Rotating a curve by a certain angle (rotating a parabola)

Question

I have a parabola $y^2=4x$, and I have to rotate this by $120^\circ$ in the anticlockwise direction. What my book does is, it takes a point $(x,y)$ in the complex form, ie, $z=x+\iota y$, and then by rotation, the new point is $z_1=ze^{\frac{2\pi}{3}} = \bigg(-\frac{x}{2}-\frac{\sqrt3 y}{2}\bigg)+\iota \bigg(\frac{\sqrt3x}{2}-\frac{y}{2}\bigg)$

So the equation of the new curve, the book says is

$\bigg(\frac{\sqrt3x}{2}-\frac{y}{2}\bigg)^2=4\bigg(-\frac{x}{2}-\frac{\sqrt3 y}{2}\bigg)$

But the axis of this curve is $\sqrt3 x = y$, which has a slope of $\sqrt3$, ie it makes an angle of $60^\circ$ with the positive direction of the $x$-axis.

My question is, is rotating the point on the curve by an angle (as the book does), same as rotating the axis of a curve by that angle? If not, why? In what "sense" is this rotation?

Answer 1

I believe they may have mixed up the original and new co-ordinates in the book.

Just as, if you want to translate the graph of $y=f(x)$ by $a\in\mathbb R$ horizontally, the resulting graph has the equation $y=f(x-a)$ and not $y=f(x+a)$.

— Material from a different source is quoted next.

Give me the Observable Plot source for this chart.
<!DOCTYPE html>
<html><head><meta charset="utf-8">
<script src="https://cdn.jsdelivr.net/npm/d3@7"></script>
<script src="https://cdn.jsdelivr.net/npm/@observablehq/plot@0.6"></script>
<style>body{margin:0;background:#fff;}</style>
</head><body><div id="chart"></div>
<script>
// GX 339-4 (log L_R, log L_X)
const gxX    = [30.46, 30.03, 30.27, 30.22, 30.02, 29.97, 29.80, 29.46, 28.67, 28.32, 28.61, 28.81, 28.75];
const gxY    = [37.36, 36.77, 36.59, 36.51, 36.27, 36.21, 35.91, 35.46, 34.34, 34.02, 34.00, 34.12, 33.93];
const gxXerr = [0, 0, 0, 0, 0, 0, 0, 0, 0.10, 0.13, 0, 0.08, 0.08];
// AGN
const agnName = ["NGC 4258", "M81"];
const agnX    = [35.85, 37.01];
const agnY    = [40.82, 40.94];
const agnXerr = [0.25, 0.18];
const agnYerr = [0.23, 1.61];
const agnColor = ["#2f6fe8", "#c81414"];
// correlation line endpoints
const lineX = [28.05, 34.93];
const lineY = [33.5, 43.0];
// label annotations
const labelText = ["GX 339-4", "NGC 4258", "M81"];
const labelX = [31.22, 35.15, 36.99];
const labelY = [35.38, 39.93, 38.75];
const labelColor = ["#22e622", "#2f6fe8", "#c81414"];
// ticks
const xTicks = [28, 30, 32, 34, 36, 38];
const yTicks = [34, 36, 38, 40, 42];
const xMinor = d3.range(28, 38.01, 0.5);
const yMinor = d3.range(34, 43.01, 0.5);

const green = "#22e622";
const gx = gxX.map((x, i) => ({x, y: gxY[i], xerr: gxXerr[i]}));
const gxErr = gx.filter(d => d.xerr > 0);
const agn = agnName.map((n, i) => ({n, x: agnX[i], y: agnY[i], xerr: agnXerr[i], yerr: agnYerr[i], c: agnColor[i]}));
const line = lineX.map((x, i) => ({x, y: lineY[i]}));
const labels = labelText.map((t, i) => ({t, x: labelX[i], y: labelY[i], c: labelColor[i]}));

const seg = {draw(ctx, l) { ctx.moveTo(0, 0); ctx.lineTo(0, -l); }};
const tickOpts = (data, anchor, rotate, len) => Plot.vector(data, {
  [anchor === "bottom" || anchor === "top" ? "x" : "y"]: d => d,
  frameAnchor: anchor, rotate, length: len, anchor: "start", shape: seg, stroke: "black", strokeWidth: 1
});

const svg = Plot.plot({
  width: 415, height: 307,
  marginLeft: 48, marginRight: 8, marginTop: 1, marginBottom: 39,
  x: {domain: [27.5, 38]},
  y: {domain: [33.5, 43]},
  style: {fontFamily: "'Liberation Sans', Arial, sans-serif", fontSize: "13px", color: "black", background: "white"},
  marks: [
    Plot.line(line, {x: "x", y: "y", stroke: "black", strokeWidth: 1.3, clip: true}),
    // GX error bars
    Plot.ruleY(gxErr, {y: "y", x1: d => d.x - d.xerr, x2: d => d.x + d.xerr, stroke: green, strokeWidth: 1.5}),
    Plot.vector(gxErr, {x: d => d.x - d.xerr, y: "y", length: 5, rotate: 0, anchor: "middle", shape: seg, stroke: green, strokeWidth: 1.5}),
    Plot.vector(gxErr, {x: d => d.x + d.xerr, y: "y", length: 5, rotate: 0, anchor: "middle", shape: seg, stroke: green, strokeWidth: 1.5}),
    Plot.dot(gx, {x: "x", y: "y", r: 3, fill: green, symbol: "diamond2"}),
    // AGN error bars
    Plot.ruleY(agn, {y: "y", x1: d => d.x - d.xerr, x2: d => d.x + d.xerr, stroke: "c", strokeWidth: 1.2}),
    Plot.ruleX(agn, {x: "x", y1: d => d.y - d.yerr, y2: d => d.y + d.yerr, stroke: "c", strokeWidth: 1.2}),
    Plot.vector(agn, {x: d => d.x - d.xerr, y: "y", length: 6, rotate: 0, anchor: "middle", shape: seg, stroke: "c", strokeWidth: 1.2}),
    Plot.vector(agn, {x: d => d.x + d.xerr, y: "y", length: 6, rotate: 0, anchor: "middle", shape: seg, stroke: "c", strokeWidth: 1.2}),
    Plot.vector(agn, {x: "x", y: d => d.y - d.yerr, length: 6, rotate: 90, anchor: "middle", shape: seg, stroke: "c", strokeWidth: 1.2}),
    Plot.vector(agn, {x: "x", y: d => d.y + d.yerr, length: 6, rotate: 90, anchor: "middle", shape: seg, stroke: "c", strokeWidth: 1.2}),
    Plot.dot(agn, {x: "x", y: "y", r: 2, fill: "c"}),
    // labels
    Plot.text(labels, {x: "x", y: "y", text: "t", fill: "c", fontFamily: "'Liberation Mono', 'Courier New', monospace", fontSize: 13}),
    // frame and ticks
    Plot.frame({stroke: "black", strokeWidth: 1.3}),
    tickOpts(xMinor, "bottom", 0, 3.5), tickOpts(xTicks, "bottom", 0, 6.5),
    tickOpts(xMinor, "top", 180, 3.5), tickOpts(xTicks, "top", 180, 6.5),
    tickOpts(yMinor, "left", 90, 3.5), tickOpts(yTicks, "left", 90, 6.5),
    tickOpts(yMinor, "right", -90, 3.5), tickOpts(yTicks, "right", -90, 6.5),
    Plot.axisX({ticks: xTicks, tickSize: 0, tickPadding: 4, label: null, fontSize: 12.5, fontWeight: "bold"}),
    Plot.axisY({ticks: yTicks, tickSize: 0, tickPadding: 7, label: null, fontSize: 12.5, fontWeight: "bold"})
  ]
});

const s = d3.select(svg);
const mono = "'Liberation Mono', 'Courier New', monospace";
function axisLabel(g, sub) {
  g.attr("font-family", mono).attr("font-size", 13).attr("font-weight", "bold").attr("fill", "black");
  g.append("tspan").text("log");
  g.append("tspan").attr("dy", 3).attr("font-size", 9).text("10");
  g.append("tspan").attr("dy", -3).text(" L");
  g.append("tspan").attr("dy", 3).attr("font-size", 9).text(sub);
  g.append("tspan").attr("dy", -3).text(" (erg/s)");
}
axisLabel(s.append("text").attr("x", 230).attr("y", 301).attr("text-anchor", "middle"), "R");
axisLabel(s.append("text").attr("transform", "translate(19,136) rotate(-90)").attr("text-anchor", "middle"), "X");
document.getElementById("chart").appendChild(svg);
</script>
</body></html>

The correct solution would be not to express $z_1=x_1+iy_1=ze^{2\pi i/3}$, but to express $z=x+iy=z_1e^{-2\pi i/3}$, which gives you $x, y$ expressed via $x_1, y_1$, and then, the original equation $y^2=4x$, by substituting, gives you the equation of the rotated curve in terms of $x_1, y_1$.